Galactic gear: Cooke’s role in Encounters

Posted on Nov 9, 2023 by Katie Kasperson

We chat with DOP Tim Cragg on shooting the cinematic sci-fi documentary Encounters with Cooke’s full-frame anamorphic lenses

A new Netflix miniseries, Encounters, covers four historical reports of alien contact from across the globe. Though it’s based on real events, Encounters uses technical, scripted and supernatural elements to tell stories, resulting in a part-true, part-false TV film that’s best described as a ‘cinematic documentary’.

Produced by Steven Spielberg’s own company, Amblin Entertainment, Encounters pays tribute to the iconic director’s work. “It’s like an homage almost to Close Encounters,” explains DOP Tim Cragg, who worked closely with the series’ director Yon Motskin. “We very much wanted this to feel like a movie,” he says. The documentary details firsthand accounts of cosmic contact, ranging from 1977 – the year Close Encounterscame out – to 2011.

Cragg and his crew settled on the ARRI Mini LF as the main camera. “We thought that shooting in large format would give us the sort of Cinemascope look,” he explains. “Apart from just being super, super wide, it’s like a nod to science fiction films and cinema and storytelling and all of that.”

The next challenge was choosing a lens to fit the full-frame. “We wanted the flare that comes in Close Encounters, so we decided to shoot in full-frame anamorphic – we wanted that blue line,” Cragg describes. “We chose the Cooke full-frame anamorphic lenses, which had just come out. I think we must have been one of the first productions to use them,” he recounts.

“They are beautifully classy,” Cragg continues. “I think they have this amazing sort of internal glow that almost makes skin feel porcelain, like the light’s coming through it. It gives a 3-D effect. I don’t know how they do it.” As compared to spherical lenses, the Cooke anamorphics “suddenly make you feel like you’re watching a movie.”

Encounters undoubtedly achieves an ethereal aesthetic, but the series isn’t just about aliens – it’s also about setting, with each episode entangled in an area of the globe. “We wanted to very much feature the landscape,” Cragg points out. Thanks to Cooke’s full-frame anamorphics, the crew could beautifully capture rural Zimbabwe, coastal Wales and Japan and suburban Texas.

What separates Encounters from a more traditional documentary? First, the crew is larger. Second, “our equipment is probably, you know, it’s the highest-end cinema equipment,” says Cragg, which gives the series a more polished, produced look.

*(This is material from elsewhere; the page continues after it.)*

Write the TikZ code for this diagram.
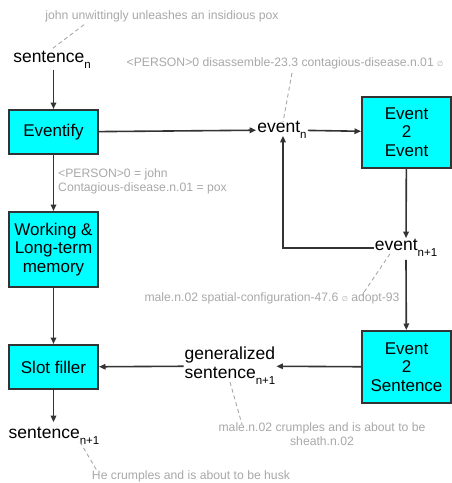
\documentclass[tikz,border=0pt]{standalone}
\usepackage{fontspec}
\setmainfont{Liberation Sans}
\newfontfamily\symfont{DejaVu Sans}
\usetikzlibrary{arrows.meta}
\definecolor{linegray}{HTML}{333333}
\definecolor{notegray}{HTML}{A8A8A8}
\definecolor{boxcyan}{RGB}{0,255,255}
\newcommand{\sub}[1]{\raisebox{-6pt}{\fontsize{11.5}{12}\selectfont #1}}
\newcommand{\nil}{{\symfont\fontsize{7}{8}\selectfont ∅}}
\tikzset{
    box/.style={draw=linegray, line width=2pt, fill=boxcyan, minimum width=89pt,
        align=center, inner sep=0pt, font=\fontsize{17}{18.5}\selectfont},
    word/.style={inner sep=1pt, align=left, font=\fontsize{17.5}{19}\selectfont},
    note/.style={text=notegray, inner sep=0pt, font=\fontsize{12.2}{14}\selectfont},
    arr/.style={-{Triangle[length=6.5pt,width=5.5pt]}, draw=linegray, line width=1.6pt},
    noteline/.style={draw=notegray, dashed, dash pattern=on 4pt off 3pt, line width=0.9pt}
}
\begin{document}
\begin{tikzpicture}[x=1pt, y=-1pt]
    \useasboundingbox (0,0) rectangle (451,483);
    % boxes
    \node[box, minimum height=44pt] (eventify) at (53.5,132) {Eventify};
    \node[box, minimum height=75pt] (memory) at (53.5,249.5) {Working \&\\Long-term\\memory};
    \node[box, minimum height=44pt] (slot) at (53.5,367) {Slot filler};
    \node[box, minimum height=71pt] (evev) at (406.5,132) {Event\\2\\Event};
    \node[box, minimum height=72pt] (evsent) at (406.5,367) {Event\\2\\Sentence};
    % words
    \node[word] (sentn) at (52,60) {sentence\sub{n}};
    \node[word] (eventn) at (282,130) {event\sub{n}};
    \node[word] (eventnn) at (406,248) {event\sub{n+1}};
    \node[word] (gensent) at (230,366) {generalized\\sentence\sub{n+1}};
    \node[word] (sentnn) at (54,436) {sentence\sub{n+1}};
    % notes
    \node[note] (note1) at (162,16) {john unwittingly unleashes an insidious pox};
    \node[note] (note2) at (285,63) {<PERSON>0 disassemble-23.3 contagious-disease.n.01 \nil};
    \node[note, anchor=west, align=left] (note3) at (58,181) {<PERSON>0 = john\\Contagious-disease.n.01 = pox};
    \node[note] (note4) at (272,298) {male.n.02 spatial-configuration-47.6 \nil{} adopt-93};
    \node[note, align=center] (note5) at (322,434) {male.n.02 crumples and is about to be\\sheath.n.02};
    \node[note] (note6) at (191,476) {He crumples and is about to be husk};
    % arrows
    \draw[arr] (sentn.south -| eventify) -- (eventify);
    \draw[arr] (eventify) -- (eventn);
    \draw[arr] (eventn) -- (evev);
    \draw[arr] (evev) -- (eventnn);
    \draw[arr] ([yshift=-2pt]eventnn.south) -- (evsent);
    \draw[arr] (eventnn.west) -| ([xshift=1pt,yshift=4pt]eventn.south);
    \draw[arr] (evsent) -- (gensent);
    \draw[arr] (gensent) -- (slot);
    \draw[arr] (eventify) -- (memory);
    \draw[arr] (memory) -- (slot);
    \draw[arr] (slot) -- ([yshift=4pt]sentnn.north -| slot);
    % note leaders
    \draw[noteline] ([xshift=1pt,yshift=2pt]sentn.north) -- ([xshift=40pt,yshift=-2pt]note1.south west);
    \draw[noteline] ([xshift=7pt,yshift=-4pt]note2.south) -- ([xshift=1pt,yshift=-2pt]eventn.north);
    \draw[noteline] ([xshift=-16pt,yshift=4pt]eventnn.south) -- ([xshift=90pt,yshift=-3pt]note4.north);
    \draw[noteline] ([yshift=4pt]gensent.south) -- ([xshift=-80pt,yshift=-2pt]note5.north);
    \draw[noteline] ([xshift=26pt,yshift=4pt]sentnn.south) -- ([xshift=6pt,yshift=-2pt]note6.north west);
\end{tikzpicture}
\end{document}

Studios like Netflix and Amblin are showing an increased interest in cinematic documentaries, due to their growing commercial success. “It feels like documentaries are at such a creative stage where there’s enough money, without having too much input,” Cragg continues. “It’s up to having a good story, which is tough, you know – finding the story that’s worthy of it. It’s up to our ability and imagination.” And, of course, the gear to bring it all to life.

Encounters is now streaming on Netflix.